TASK TO CARRY OUT –
Scan the lines below for "code"; report the number of lines that contain it, and only that.

— START EXTRACTED RECORDS —

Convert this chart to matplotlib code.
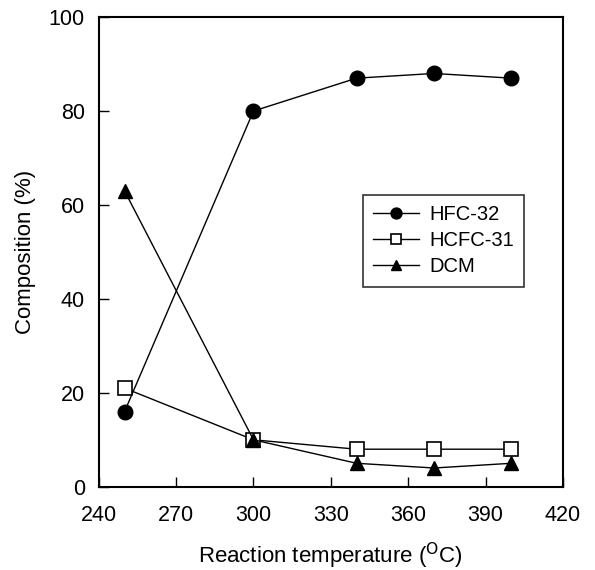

— END EXTRACTED RECORDS —
— START EXTRACTED RECORDS —

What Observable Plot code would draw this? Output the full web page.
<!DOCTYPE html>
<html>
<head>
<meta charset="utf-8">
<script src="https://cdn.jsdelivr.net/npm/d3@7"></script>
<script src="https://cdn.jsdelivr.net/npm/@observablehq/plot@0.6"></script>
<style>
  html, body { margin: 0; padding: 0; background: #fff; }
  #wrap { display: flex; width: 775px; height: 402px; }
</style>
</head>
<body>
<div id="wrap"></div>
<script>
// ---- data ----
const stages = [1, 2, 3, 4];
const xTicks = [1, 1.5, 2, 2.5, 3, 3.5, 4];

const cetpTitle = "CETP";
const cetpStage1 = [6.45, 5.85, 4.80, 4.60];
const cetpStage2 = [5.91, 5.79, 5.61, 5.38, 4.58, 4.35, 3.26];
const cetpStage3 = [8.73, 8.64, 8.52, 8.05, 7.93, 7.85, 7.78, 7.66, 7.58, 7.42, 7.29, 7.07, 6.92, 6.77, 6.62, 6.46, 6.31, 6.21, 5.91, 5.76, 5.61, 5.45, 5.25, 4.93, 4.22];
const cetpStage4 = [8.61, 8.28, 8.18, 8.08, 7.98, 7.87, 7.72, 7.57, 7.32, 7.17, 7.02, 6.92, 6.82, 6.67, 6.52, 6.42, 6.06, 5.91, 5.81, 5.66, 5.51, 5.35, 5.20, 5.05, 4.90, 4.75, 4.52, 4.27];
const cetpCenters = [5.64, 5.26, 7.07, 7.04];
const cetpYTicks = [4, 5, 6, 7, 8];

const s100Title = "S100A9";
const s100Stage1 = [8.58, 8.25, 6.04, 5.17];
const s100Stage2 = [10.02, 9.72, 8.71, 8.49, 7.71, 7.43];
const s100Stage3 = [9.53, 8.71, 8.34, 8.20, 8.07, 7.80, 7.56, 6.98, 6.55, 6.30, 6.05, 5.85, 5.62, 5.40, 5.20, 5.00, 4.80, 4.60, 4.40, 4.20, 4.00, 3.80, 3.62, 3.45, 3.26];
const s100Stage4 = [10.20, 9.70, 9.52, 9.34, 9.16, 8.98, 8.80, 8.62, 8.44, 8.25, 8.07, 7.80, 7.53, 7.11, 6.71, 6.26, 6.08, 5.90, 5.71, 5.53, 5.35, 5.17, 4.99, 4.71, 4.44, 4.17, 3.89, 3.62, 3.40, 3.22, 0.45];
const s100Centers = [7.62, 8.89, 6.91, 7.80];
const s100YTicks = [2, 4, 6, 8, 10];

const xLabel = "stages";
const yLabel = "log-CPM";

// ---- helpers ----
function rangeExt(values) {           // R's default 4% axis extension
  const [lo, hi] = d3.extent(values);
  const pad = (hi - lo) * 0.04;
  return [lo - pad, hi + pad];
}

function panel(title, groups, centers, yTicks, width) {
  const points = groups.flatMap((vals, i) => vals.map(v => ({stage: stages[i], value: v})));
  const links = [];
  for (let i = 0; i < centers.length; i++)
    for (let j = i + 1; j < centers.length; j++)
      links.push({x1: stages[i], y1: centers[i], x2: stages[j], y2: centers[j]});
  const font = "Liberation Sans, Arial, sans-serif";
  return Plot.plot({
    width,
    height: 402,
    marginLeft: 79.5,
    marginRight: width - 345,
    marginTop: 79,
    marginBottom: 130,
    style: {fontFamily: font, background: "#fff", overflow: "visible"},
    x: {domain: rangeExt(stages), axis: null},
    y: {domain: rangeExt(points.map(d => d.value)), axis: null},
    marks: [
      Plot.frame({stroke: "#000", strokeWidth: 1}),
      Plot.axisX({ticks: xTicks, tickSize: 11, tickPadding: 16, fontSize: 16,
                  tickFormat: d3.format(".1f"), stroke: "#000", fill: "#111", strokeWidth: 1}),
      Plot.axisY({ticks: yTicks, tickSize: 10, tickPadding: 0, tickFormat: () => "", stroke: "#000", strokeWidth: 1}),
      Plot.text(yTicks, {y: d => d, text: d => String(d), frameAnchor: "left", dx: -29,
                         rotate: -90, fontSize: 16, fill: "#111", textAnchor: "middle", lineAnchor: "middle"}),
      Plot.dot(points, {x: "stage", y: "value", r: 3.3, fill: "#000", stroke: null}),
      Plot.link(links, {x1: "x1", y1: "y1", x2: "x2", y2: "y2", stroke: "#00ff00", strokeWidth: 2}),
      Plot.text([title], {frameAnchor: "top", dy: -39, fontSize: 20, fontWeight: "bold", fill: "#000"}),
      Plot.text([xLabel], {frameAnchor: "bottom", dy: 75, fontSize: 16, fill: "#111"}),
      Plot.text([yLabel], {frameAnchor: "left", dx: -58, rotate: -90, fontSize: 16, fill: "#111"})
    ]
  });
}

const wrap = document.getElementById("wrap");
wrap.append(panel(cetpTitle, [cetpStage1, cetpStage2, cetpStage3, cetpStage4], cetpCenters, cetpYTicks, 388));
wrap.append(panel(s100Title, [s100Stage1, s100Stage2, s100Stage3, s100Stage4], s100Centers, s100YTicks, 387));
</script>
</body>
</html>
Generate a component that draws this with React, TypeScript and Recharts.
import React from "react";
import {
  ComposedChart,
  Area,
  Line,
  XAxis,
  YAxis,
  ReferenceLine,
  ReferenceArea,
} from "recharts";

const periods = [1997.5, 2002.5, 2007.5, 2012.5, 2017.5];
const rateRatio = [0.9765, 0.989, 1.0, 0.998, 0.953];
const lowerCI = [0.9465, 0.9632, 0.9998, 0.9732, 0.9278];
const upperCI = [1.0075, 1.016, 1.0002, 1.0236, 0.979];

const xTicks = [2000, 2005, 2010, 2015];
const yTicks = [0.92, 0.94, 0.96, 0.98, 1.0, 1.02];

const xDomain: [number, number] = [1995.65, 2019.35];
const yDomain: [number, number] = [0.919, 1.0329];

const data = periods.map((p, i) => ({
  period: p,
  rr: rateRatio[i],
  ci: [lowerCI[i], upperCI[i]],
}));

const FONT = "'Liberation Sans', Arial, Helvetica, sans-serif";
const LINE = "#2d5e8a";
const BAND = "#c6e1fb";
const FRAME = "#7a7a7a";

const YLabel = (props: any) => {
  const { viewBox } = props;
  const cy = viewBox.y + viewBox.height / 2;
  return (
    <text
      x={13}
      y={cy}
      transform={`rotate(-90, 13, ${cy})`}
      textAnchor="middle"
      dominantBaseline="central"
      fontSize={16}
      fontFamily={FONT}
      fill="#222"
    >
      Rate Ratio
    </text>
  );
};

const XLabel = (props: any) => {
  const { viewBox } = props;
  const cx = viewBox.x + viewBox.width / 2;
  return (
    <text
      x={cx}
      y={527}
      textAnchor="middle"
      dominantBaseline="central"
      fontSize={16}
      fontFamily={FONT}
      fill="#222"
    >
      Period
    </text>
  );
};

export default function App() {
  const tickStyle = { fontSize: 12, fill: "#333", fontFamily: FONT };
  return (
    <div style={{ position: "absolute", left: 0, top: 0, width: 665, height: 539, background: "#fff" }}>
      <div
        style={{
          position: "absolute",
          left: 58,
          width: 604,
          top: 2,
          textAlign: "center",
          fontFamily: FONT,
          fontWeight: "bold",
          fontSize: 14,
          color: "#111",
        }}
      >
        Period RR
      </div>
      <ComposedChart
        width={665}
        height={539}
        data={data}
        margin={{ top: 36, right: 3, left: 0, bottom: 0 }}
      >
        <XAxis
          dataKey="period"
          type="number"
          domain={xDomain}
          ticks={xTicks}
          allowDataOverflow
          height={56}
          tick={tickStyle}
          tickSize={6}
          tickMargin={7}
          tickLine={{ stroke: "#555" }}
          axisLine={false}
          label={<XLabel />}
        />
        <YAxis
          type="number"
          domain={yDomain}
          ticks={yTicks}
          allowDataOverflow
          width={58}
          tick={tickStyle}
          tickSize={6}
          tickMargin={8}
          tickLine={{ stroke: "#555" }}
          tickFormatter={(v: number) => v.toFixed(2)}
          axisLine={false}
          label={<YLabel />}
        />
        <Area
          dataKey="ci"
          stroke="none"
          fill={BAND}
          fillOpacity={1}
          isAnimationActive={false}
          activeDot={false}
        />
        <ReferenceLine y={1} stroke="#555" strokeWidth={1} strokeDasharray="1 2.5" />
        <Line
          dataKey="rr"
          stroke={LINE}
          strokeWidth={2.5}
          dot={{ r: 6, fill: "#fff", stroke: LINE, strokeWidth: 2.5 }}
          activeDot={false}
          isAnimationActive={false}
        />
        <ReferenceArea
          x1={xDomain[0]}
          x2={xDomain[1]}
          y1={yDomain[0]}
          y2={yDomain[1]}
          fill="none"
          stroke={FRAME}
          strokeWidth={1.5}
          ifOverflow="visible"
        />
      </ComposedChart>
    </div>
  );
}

— END EXTRACTED RECORDS —
— START EXTRACTED RECORDS —

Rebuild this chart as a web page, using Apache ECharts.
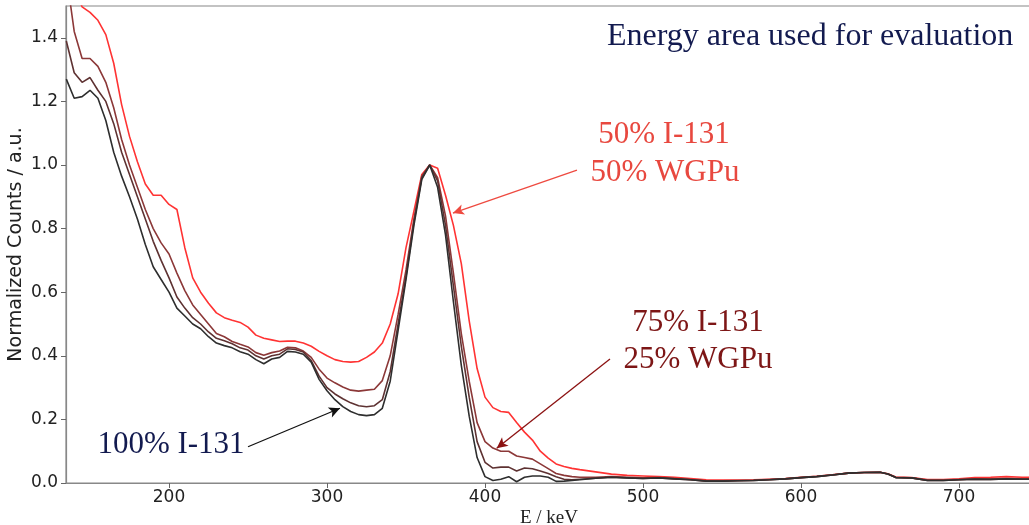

— END EXTRACTED RECORDS —

RESPONSE TO THE TASK –
2